Records from a dataset
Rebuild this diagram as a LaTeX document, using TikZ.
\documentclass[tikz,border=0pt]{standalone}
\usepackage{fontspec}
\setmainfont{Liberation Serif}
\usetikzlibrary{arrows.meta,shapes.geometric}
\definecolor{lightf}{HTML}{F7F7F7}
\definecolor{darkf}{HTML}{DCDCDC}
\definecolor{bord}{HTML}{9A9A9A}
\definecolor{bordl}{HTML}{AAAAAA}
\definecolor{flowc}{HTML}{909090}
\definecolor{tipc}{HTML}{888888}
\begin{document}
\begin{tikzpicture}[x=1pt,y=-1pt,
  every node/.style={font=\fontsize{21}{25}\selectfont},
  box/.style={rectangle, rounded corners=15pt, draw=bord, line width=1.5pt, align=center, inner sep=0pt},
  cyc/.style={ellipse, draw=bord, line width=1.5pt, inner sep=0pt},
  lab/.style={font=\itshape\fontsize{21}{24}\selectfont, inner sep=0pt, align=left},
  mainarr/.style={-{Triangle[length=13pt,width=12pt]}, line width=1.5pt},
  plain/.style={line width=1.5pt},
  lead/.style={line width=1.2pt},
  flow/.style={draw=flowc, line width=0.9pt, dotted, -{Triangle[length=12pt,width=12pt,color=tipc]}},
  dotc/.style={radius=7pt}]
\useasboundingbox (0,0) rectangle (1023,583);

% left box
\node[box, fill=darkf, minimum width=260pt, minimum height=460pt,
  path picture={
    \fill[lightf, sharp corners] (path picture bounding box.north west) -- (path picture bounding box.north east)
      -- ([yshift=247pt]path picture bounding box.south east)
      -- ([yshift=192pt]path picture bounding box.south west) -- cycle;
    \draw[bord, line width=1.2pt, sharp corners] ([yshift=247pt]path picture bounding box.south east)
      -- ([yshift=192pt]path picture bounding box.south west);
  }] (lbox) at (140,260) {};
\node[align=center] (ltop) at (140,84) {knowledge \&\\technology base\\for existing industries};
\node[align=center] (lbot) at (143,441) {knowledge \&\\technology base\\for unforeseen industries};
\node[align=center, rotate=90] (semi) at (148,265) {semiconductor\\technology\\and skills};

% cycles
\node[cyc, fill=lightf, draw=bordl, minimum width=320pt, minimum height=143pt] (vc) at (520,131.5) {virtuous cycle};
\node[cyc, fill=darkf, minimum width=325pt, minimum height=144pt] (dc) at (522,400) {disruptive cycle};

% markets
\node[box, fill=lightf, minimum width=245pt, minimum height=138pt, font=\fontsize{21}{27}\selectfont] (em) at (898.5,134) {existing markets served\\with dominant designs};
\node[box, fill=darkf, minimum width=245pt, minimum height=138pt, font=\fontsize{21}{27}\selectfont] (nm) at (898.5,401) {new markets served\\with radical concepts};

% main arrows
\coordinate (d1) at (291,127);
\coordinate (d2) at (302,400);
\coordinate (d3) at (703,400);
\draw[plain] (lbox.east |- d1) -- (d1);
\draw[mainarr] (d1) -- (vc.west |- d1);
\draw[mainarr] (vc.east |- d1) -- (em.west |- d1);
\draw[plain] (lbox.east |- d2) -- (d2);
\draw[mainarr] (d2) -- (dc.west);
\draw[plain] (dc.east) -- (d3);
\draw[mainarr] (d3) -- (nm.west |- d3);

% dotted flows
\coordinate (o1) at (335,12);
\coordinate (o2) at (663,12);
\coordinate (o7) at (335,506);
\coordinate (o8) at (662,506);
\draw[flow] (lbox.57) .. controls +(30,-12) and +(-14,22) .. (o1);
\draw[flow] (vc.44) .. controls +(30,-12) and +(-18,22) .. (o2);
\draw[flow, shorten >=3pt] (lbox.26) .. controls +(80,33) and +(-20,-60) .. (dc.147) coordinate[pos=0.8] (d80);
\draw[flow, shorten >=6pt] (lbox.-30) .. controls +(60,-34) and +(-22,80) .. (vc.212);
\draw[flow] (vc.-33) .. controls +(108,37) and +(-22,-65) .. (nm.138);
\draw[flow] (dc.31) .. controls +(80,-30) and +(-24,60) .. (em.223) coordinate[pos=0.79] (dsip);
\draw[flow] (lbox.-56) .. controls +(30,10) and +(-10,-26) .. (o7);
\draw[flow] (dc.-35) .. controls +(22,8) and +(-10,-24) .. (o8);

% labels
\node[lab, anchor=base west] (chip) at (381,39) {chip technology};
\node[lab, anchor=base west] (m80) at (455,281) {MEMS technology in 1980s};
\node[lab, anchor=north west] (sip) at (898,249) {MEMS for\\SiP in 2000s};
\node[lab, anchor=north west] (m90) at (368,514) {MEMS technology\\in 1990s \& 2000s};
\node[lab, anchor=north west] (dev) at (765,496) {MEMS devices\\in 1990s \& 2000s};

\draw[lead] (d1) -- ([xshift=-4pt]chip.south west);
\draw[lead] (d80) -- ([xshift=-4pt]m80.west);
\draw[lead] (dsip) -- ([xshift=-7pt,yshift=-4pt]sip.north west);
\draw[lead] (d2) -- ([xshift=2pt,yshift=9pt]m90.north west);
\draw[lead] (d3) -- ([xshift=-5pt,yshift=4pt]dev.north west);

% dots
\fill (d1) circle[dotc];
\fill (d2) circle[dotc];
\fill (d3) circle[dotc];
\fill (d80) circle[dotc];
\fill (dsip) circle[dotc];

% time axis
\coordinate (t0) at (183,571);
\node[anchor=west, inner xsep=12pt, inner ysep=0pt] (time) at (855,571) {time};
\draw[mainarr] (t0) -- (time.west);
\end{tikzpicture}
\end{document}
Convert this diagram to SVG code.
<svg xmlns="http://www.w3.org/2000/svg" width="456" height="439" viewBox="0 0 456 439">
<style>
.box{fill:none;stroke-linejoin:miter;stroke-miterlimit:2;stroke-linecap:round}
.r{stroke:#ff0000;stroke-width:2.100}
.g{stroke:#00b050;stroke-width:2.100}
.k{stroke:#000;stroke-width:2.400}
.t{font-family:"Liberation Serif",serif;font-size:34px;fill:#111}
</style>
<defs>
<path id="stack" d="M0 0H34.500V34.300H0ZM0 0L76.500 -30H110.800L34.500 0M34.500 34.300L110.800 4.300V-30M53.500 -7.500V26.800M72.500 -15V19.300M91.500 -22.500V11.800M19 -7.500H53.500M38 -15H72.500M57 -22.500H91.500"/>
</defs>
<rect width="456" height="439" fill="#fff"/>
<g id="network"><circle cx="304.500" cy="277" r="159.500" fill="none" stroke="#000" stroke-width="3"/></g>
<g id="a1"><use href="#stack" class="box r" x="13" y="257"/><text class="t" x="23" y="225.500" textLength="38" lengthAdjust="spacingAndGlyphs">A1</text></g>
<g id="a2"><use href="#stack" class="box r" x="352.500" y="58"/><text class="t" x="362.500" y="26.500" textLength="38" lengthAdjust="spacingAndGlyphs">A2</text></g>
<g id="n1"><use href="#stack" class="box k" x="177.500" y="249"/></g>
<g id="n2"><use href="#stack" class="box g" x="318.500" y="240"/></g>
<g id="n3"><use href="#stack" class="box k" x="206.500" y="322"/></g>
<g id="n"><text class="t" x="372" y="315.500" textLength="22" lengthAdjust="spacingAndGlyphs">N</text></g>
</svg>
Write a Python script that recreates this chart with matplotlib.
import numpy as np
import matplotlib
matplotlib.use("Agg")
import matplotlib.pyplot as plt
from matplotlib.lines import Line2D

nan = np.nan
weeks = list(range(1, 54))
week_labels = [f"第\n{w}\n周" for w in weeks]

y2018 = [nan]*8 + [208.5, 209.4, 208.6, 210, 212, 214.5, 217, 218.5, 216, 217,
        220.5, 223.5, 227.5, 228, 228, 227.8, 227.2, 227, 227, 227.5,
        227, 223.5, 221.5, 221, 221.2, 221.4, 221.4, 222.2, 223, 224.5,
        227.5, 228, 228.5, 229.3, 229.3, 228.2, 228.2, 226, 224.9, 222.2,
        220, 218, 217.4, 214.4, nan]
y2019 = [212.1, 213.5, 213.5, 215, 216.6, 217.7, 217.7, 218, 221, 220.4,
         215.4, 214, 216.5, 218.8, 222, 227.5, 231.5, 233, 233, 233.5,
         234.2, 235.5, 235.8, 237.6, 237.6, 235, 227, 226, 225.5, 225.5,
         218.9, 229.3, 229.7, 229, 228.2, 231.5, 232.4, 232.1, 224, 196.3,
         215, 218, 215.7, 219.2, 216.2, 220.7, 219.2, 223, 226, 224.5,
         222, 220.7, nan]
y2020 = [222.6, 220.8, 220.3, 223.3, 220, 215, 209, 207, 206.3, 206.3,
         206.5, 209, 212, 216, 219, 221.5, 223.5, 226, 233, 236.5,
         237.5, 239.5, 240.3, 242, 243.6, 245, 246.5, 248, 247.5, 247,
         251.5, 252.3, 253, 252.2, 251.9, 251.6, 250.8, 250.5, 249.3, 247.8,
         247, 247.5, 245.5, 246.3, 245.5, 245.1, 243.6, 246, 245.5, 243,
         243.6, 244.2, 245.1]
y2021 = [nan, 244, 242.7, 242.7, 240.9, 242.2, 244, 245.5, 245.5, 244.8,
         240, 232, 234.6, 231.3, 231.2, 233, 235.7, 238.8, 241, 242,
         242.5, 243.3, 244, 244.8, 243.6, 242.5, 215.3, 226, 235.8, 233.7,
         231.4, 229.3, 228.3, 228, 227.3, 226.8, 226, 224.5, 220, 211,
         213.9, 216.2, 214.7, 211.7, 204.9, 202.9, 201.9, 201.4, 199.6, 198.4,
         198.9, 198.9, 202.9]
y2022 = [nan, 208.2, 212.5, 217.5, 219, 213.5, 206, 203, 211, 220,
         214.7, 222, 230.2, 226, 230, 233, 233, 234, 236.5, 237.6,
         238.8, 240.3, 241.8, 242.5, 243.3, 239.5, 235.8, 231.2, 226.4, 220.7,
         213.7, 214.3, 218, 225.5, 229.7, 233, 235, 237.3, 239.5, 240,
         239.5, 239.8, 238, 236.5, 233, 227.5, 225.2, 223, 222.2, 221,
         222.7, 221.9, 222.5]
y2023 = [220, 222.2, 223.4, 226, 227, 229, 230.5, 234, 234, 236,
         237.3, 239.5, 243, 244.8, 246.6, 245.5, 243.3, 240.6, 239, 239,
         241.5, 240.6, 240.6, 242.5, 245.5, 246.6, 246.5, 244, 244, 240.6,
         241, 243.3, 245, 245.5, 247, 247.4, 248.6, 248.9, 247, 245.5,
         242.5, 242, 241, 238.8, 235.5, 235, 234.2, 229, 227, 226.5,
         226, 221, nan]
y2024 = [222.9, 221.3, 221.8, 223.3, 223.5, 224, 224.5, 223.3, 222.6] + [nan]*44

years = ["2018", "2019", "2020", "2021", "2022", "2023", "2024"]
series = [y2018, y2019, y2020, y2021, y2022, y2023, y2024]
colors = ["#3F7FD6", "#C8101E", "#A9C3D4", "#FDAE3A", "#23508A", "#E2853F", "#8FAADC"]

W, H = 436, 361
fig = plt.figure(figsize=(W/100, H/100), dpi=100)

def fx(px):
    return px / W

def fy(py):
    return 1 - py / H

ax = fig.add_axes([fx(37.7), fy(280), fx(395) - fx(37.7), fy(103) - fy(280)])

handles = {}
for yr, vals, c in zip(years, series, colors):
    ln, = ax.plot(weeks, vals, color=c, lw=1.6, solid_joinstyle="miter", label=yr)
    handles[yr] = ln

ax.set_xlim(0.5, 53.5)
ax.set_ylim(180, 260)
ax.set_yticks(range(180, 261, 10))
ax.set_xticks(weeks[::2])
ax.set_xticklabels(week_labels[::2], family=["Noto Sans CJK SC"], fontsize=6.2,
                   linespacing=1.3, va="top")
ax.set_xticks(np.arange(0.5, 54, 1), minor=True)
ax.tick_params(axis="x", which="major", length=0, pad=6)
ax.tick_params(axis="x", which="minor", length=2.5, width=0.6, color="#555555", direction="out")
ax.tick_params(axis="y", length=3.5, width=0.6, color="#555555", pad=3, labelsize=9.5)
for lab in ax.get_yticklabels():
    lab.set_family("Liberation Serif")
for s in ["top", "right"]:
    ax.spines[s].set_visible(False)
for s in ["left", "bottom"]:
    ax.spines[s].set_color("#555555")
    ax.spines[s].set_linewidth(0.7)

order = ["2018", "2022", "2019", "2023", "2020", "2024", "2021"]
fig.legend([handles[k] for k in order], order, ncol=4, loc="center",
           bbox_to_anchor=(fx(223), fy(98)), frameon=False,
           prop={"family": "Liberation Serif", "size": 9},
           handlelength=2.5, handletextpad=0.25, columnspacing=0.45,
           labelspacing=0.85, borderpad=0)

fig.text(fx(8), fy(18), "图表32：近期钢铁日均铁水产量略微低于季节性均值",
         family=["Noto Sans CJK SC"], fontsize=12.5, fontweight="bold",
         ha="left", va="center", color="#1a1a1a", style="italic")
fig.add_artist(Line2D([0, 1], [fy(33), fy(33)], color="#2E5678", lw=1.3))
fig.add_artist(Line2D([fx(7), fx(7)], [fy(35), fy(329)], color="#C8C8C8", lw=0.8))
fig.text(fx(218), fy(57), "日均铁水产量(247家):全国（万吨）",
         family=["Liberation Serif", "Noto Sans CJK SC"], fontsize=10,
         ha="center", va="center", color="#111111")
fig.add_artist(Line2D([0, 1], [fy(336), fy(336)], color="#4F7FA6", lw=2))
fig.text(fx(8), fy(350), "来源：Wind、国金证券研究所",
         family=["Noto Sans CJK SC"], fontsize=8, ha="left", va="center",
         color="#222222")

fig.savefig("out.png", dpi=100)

Short problem: Start at the line with "Write a Python" and stop after the line with "w in weeks]". Repeat exactly the lines in that range.

Written answer:
Write a Python script that recreates this chart with matplotlib.
import numpy as np
import matplotlib
matplotlib.use("Agg")
import matplotlib.pyplot as plt
from matplotlib.lines import Line2D

nan = np.nan
weeks = list(range(1, 54))
week_labels = [f"第\n{w}\n周" for w in weeks]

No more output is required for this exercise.